Coupon Targeting Under a Daily Budget: Policy, OPE, Calibration, and Monitoring
Context
-
You have two user-scoring models for a $5 coupon: M0 (current) and M1 (new). Each outputs a score p_i that should be interpreted as P(redeem | send, user i).
-
You may send at most K promos per day and must ensure expected coupon spend ≤ B dollars/day. The coupon costs $5 only when redeemed.
-
Historical data comes from a randomized experiment (logging policy) with columns: {user_id, features X, assigned_treatment W ∈ {1=coupon,0=control}, outcome redeem Y ∈ {0,1}, gmv G, timestamp t}.
Tasks
(a) Define a success metric aligned to profit and explain why AUC/accuracy can be misleading for targeting under a budget.
(b) Using the randomized dataset, derive off-policy estimators to compare the two deterministic policies induced by M0 and M1 (each implements a daily top-K rule under budget B): inverse propensity scoring (IPS), self-normalized IPS (SNIPS), and doubly robust (DR). Write formulas, state assumptions for unbiasedness, and discuss variance trade-offs and cross-fitting.

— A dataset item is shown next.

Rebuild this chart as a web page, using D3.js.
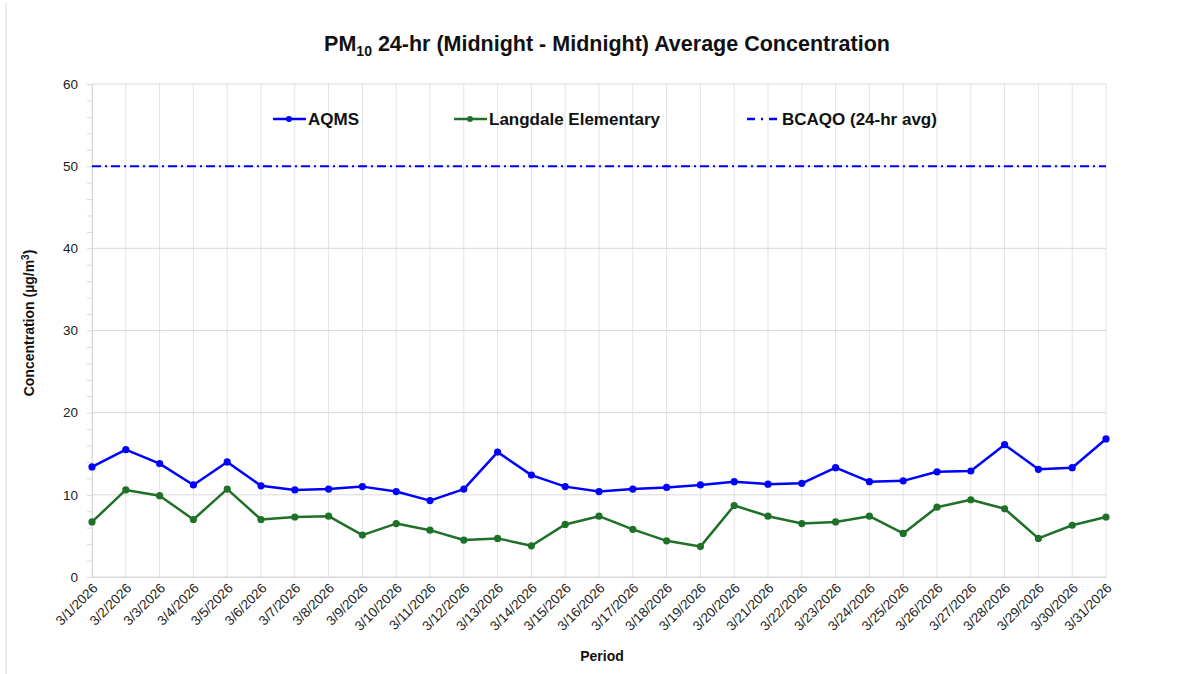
<!DOCTYPE html>
<html>
<head>
<meta charset="utf-8">
<script src="https://cdn.jsdelivr.net/npm/d3@7"></script>
<style>
  body { margin: 0; background: #fff; }
  svg { font-family: "Liberation Sans", Arial, sans-serif; }
</style>
</head>
<body>
<script>
const dates = ["3/1/2026","3/2/2026","3/3/2026","3/4/2026","3/5/2026","3/6/2026","3/7/2026","3/8/2026","3/9/2026","3/10/2026",
  "3/11/2026","3/12/2026","3/13/2026","3/14/2026","3/15/2026","3/16/2026","3/17/2026","3/18/2026","3/19/2026","3/20/2026",
  "3/21/2026","3/22/2026","3/23/2026","3/24/2026","3/25/2026","3/26/2026","3/27/2026","3/28/2026","3/29/2026","3/30/2026","3/31/2026"];
const aqms = [13.4,15.5,13.8,11.2,14.0,11.1,10.6,10.7,11.0,10.4,
  9.3,10.7,15.2,12.4,11.0,10.4,10.7,10.9,11.2,11.6,
  11.3,11.4,13.3,11.6,11.7,12.8,12.9,16.1,13.1,13.3,16.8];
const langdale = [6.7,10.6,9.9,7.0,10.7,7.0,7.3,7.4,5.1,6.5,
  5.7,4.5,4.7,3.8,6.4,7.4,5.8,4.4,3.7,8.7,
  7.4,6.5,6.7,7.4,5.3,8.5,9.4,8.3,4.7,6.3,7.3];
const bcaqo = 50;
const yTicks = [0,10,20,30,40,50,60];

const W = 1181, H = 674;
const margin = {left: 92, right: 75, top: 84, bottom: 97};

const svg = d3.select("body").append("svg")
  .attr("width", W).attr("height", H);

svg.append("line")
  .attr("x1", 6).attr("x2", 6).attr("y1", 3).attr("y2", H)
  .attr("stroke", "#d9d9d9");

const x = d3.scalePoint().domain(dates).range([margin.left, W - margin.right]);
const y = d3.scaleLinear().domain([0, 60]).range([H - margin.bottom, margin.top]);

// vertical gridlines
svg.append("g").selectAll("line")
  .data(dates).enter().append("line")
  .attr("x1", d => x(d)).attr("x2", d => x(d))
  .attr("y1", y(0)).attr("y2", y(60))
  .attr("stroke", "#e3e3e3").attr("stroke-width", 1);

// horizontal gridlines
svg.append("g").selectAll("line")
  .data(yTicks).enter().append("line")
  .attr("x1", x(dates[0])).attr("x2", x(dates[dates.length - 1]))
  .attr("y1", d => y(d)).attr("y2", d => y(d))
  .attr("stroke", "#d9d9d9").attr("stroke-width", 1);

// y axis with minor ticks
const yAxis = svg.append("g")
  .attr("transform", `translate(${margin.left},0)`)
  .call(d3.axisLeft(y).tickValues(d3.range(0, 61, 2)).tickSize(5).tickFormat(d => d % 10 === 0 ? d : ""));
yAxis.select(".domain").attr("stroke", "#d9d9d9");
yAxis.selectAll(".tick line").attr("stroke", "#d9d9d9");
yAxis.selectAll(".tick text").attr("font-size", 13.5).attr("fill", "#222")
  .attr("x", -14).attr("font-family", "Liberation Sans, Arial, sans-serif");

// x axis
const xAxis = svg.append("g")
  .attr("transform", `translate(0,${y(0)})`)
  .call(d3.axisBottom(x).tickSize(0));
xAxis.select(".domain").attr("stroke", "#d9d9d9");
xAxis.selectAll(".tick text")
  .attr("font-size", 13.5).attr("fill", "#222")
  .attr("font-family", "Liberation Sans, Arial, sans-serif")
  .attr("text-anchor", "end")
  .attr("dy", 0).attr("y", 0)
  .attr("transform", "translate(6,12) rotate(-45)");

// BCAQO objective line
svg.append("line")
  .attr("x1", x(dates[0])).attr("x2", x(dates[dates.length - 1]))
  .attr("y1", y(bcaqo)).attr("y2", y(bcaqo))
  .attr("stroke", "#0000ff").attr("stroke-width", 2)
  .attr("stroke-dasharray", "9,4,2,4");

const line = d3.line().x((d, i) => x(dates[i])).y(d => y(d));

function drawSeries(vals, color) {
  svg.append("path").datum(vals)
    .attr("fill", "none").attr("stroke", color).attr("stroke-width", 2.5)
    .attr("stroke-linejoin", "round")
    .attr("d", line);
  svg.append("g").selectAll("circle")
    .data(vals).enter().append("circle")
    .attr("cx", (d, i) => x(dates[i])).attr("cy", d => y(d))
    .attr("r", 3.6).attr("fill", color);
}
drawSeries(langdale, "#1e7126");
drawSeries(aqms, "#0000ff");

// legend
const legend = [
  {label: "AQMS", color: "#0000ff", x: 273, marker: true, dash: null},
  {label: "Langdale Elementary", color: "#1e7126", x: 454, marker: true, dash: null},
  {label: "BCAQO (24-hr avg)", color: "#0000ff", x: 747, marker: false, dash: "8,6,2,6"}
];
const lg = svg.append("g").selectAll("g").data(legend).enter().append("g")
  .attr("transform", d => `translate(${d.x},119)`);
lg.append("line").attr("x1", 0).attr("x2", 33)
  .attr("stroke", d => d.color).attr("stroke-width", 2.5)
  .attr("stroke-dasharray", d => d.dash);
lg.filter(d => d.marker).append("circle").attr("cx", 16).attr("r", 3).attr("fill", d => d.color);
lg.append("text").attr("x", 35).attr("dy", "0.35em")
  .attr("font-size", 17).attr("font-weight", "bold").attr("fill", "#111")
  .text(d => d.label);

// title
const title = svg.append("text")
  .attr("x", 607).attr("y", 51).attr("text-anchor", "middle")
  .attr("font-size", 21.5).attr("font-weight", "bold").attr("fill", "#111");
title.append("tspan").text("PM");
title.append("tspan").attr("font-size", 14).attr("dy", 5).text("10");
title.append("tspan").attr("dy", -5).text(" 24-hr (Midnight - Midnight) Average Concentration");

// axis titles
const yt = svg.append("text")
  .attr("transform", "translate(34,323) rotate(-90)")
  .attr("text-anchor", "middle").attr("font-size", 14).attr("font-weight", "bold").attr("fill", "#111");
yt.append("tspan").text("Concentration (µg/m");
yt.append("tspan").attr("font-size", 10).attr("dy", -5).text("3");
yt.append("tspan").attr("dy", 5).text(")");

svg.append("text")
  .attr("x", 602).attr("y", 661).attr("text-anchor", "middle")
  .attr("font-size", 14).attr("font-weight", "bold").attr("fill", "#111")
  .text("Period");
</script>
</body>
</html>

(c) Describe how to calibrate probabilities (e.g., isotonic/Platt), set a daily threshold to respect budget B under drift, and directly optimize expected profit subject to guardrails (e.g., opt-out rate, complaint rate).
(d) List three concrete leakage risks (e.g., features reflecting prior coupon exposure, post-treatment variables, future-engagement proxies) and how to detect/prevent them.
(e) Explain handling delayed redemption labels and per-user redemption caps in both training and evaluation to avoid bias.
(f) Outline a monitoring plan for non-stationarity and cold-start users, including shadow deployment and canarying.